Problem requirements — Of the material below, the lines to be retyped are those from the line containing "Give me the TikZ source for this diagram." through the line containing "(lblue) at (601,450)", inclusive; reproduce them exactly.

Dataset rows —
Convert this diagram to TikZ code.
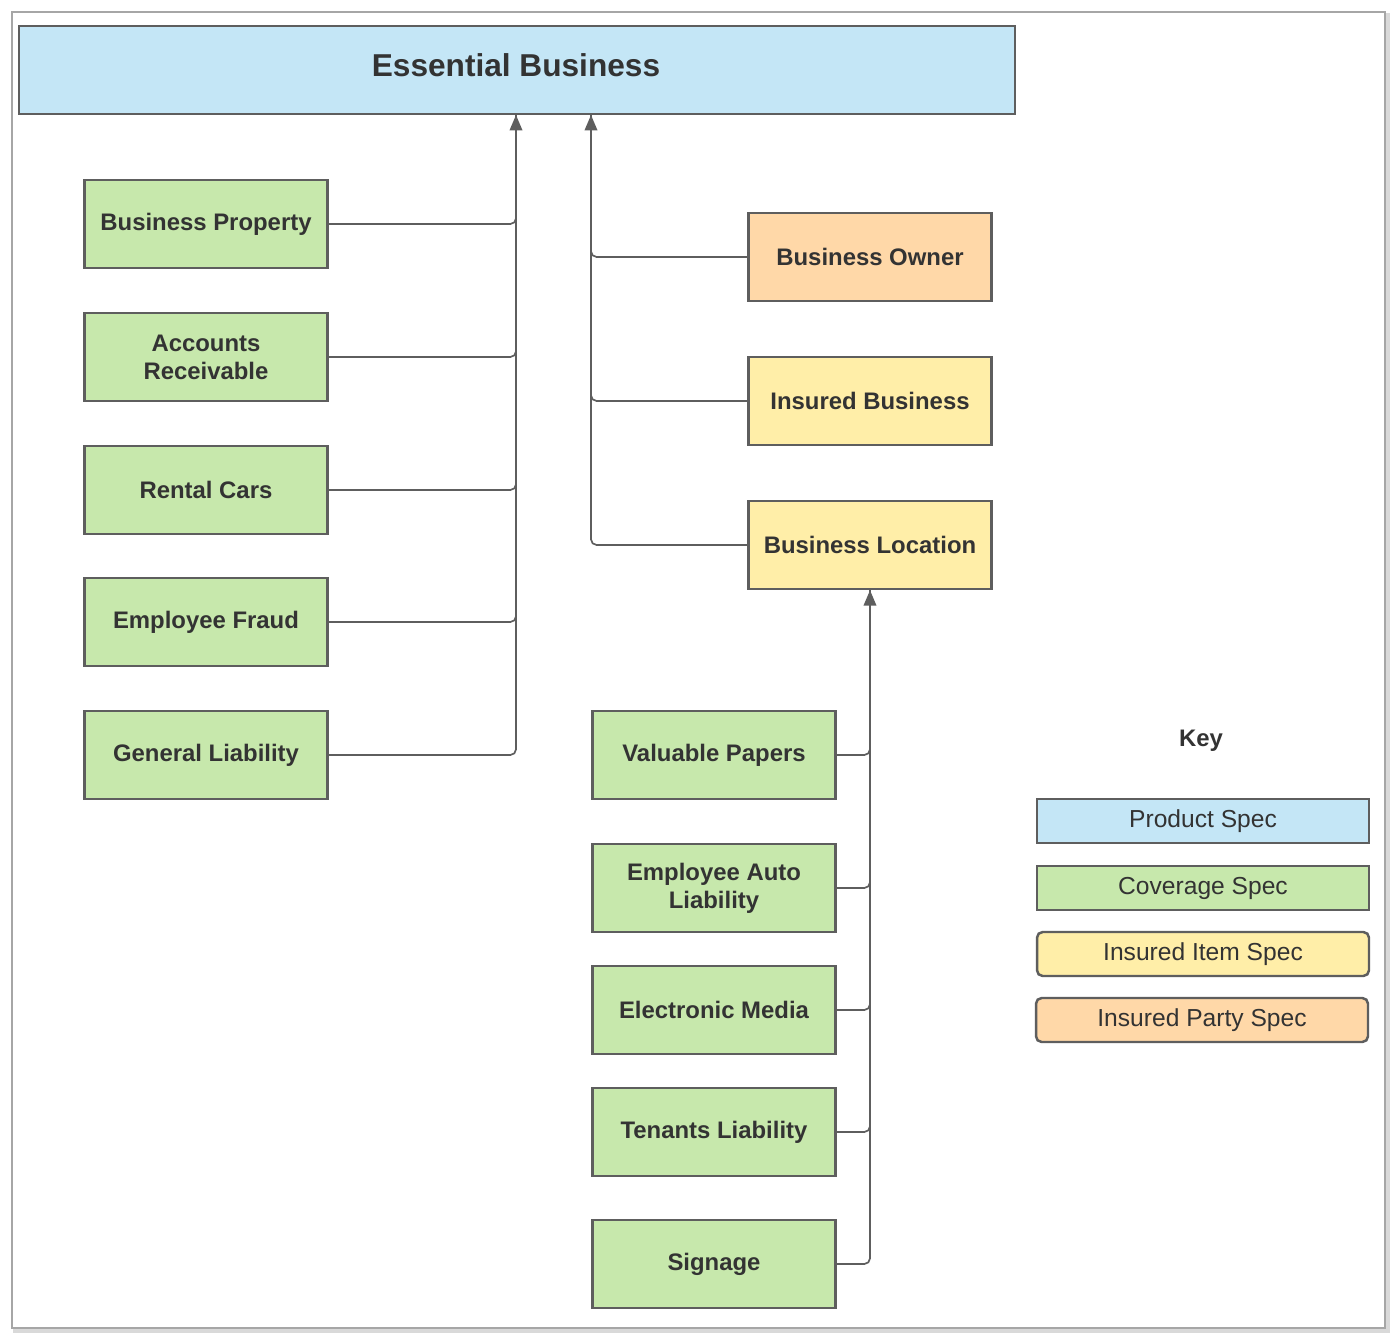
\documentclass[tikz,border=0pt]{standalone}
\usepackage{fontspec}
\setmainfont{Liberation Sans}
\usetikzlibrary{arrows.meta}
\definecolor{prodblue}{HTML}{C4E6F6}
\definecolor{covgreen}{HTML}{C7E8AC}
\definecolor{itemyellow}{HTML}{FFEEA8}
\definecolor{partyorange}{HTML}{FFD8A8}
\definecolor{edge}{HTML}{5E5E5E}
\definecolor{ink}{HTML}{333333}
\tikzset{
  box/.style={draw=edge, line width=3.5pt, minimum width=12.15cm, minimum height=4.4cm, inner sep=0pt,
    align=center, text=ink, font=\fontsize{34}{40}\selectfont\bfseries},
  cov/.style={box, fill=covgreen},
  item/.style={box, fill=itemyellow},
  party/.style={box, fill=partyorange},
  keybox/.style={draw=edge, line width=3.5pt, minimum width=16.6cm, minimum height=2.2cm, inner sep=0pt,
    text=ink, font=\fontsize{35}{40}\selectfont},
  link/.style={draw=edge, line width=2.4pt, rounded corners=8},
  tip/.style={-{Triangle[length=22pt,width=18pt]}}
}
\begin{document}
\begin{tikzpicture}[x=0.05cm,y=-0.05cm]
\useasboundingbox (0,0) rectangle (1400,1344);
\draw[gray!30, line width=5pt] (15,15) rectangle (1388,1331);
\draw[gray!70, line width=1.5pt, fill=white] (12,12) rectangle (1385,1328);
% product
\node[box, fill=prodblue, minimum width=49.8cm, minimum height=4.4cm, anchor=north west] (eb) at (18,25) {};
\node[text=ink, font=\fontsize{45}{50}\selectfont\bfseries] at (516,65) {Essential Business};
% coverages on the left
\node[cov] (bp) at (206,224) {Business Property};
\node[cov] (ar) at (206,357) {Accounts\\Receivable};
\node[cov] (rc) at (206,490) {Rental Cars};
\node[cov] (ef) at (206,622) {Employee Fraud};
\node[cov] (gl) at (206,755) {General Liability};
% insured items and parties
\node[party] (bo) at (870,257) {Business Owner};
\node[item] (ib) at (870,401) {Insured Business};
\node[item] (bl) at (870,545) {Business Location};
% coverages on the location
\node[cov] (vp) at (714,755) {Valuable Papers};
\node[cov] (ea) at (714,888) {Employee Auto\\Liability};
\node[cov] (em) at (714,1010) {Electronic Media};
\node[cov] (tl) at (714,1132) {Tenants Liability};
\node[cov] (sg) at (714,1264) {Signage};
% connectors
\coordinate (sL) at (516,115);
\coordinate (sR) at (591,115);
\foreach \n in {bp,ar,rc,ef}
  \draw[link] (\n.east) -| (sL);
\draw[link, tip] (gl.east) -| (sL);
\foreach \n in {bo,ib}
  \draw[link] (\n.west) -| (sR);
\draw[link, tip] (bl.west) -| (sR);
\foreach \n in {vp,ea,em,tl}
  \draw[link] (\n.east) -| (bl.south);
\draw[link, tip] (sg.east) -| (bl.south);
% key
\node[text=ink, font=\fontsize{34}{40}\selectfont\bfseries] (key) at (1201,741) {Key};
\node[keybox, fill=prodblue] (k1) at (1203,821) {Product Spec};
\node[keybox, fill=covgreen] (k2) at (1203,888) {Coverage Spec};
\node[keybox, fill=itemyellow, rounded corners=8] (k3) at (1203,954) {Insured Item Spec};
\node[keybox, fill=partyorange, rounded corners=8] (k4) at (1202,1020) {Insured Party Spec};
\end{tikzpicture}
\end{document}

==

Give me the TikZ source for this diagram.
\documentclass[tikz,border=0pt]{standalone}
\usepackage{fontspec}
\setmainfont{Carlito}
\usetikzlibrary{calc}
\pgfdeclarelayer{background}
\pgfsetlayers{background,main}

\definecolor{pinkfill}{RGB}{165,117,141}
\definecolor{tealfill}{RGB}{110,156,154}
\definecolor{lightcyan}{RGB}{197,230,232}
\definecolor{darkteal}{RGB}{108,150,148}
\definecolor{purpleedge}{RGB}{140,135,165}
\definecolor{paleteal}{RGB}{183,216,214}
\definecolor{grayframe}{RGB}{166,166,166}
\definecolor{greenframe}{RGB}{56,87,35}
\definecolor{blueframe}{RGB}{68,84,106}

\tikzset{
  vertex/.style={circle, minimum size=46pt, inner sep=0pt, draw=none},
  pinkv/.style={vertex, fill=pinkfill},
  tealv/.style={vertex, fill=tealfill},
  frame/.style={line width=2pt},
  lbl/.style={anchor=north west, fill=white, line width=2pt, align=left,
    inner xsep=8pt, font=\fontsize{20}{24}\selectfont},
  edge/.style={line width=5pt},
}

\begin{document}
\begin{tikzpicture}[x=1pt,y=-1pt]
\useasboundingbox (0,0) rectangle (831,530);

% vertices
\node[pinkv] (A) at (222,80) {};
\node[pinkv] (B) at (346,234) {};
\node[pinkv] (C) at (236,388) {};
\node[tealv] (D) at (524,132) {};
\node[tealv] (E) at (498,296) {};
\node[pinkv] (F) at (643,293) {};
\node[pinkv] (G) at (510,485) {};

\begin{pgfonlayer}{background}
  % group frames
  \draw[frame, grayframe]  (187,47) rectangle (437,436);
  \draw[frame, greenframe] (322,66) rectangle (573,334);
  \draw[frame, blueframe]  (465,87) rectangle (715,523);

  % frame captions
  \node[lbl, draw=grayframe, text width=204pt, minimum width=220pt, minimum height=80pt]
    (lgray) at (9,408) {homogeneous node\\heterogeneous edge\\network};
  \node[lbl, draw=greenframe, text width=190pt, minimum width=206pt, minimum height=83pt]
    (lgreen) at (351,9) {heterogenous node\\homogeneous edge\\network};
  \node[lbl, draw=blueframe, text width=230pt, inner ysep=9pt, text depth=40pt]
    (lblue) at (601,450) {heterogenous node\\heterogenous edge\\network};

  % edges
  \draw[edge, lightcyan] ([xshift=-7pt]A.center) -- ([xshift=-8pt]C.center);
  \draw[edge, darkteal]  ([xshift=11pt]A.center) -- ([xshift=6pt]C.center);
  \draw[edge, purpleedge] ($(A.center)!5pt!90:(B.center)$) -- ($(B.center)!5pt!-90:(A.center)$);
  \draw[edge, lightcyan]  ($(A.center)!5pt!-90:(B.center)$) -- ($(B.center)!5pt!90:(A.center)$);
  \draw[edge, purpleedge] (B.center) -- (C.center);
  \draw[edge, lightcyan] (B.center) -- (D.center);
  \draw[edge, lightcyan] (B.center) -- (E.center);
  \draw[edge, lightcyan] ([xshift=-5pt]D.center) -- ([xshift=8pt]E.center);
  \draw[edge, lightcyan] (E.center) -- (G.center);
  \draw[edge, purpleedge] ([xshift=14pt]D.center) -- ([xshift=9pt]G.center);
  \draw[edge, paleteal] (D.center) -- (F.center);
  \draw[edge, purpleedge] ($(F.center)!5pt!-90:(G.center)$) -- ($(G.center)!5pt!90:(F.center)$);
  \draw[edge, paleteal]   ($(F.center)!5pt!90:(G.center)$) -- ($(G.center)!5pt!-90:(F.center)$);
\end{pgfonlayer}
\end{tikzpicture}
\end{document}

Complete response —
Give me the TikZ source for this diagram.
\documentclass[tikz,border=0pt]{standalone}
\usepackage{fontspec}
\setmainfont{Carlito}
\usetikzlibrary{calc}
\pgfdeclarelayer{background}
\pgfsetlayers{background,main}

\definecolor{pinkfill}{RGB}{165,117,141}
\definecolor{tealfill}{RGB}{110,156,154}
\definecolor{lightcyan}{RGB}{197,230,232}
\definecolor{darkteal}{RGB}{108,150,148}
\definecolor{purpleedge}{RGB}{140,135,165}
\definecolor{paleteal}{RGB}{183,216,214}
\definecolor{grayframe}{RGB}{166,166,166}
\definecolor{greenframe}{RGB}{56,87,35}
\definecolor{blueframe}{RGB}{68,84,106}

\tikzset{
  vertex/.style={circle, minimum size=46pt, inner sep=0pt, draw=none},
  pinkv/.style={vertex, fill=pinkfill},
  tealv/.style={vertex, fill=tealfill},
  frame/.style={line width=2pt},
  lbl/.style={anchor=north west, fill=white, line width=2pt, align=left,
    inner xsep=8pt, font=\fontsize{20}{24}\selectfont},
  edge/.style={line width=5pt},
}

\begin{document}
\begin{tikzpicture}[x=1pt,y=-1pt]
\useasboundingbox (0,0) rectangle (831,530);

% vertices
\node[pinkv] (A) at (222,80) {};
\node[pinkv] (B) at (346,234) {};
\node[pinkv] (C) at (236,388) {};
\node[tealv] (D) at (524,132) {};
\node[tealv] (E) at (498,296) {};
\node[pinkv] (F) at (643,293) {};
\node[pinkv] (G) at (510,485) {};

\begin{pgfonlayer}{background}
  % group frames
  \draw[frame, grayframe]  (187,47) rectangle (437,436);
  \draw[frame, greenframe] (322,66) rectangle (573,334);
  \draw[frame, blueframe]  (465,87) rectangle (715,523);

  % frame captions
  \node[lbl, draw=grayframe, text width=204pt, minimum width=220pt, minimum height=80pt]
    (lgray) at (9,408) {homogeneous node\\heterogeneous edge\\network};
  \node[lbl, draw=greenframe, text width=190pt, minimum width=206pt, minimum height=83pt]
    (lgreen) at (351,9) {heterogenous node\\homogeneous edge\\network};
  \node[lbl, draw=blueframe, text width=230pt, inner ysep=9pt, text depth=40pt]
    (lblue) at (601,450) {heterogenous node\\heterogenous edge\\network};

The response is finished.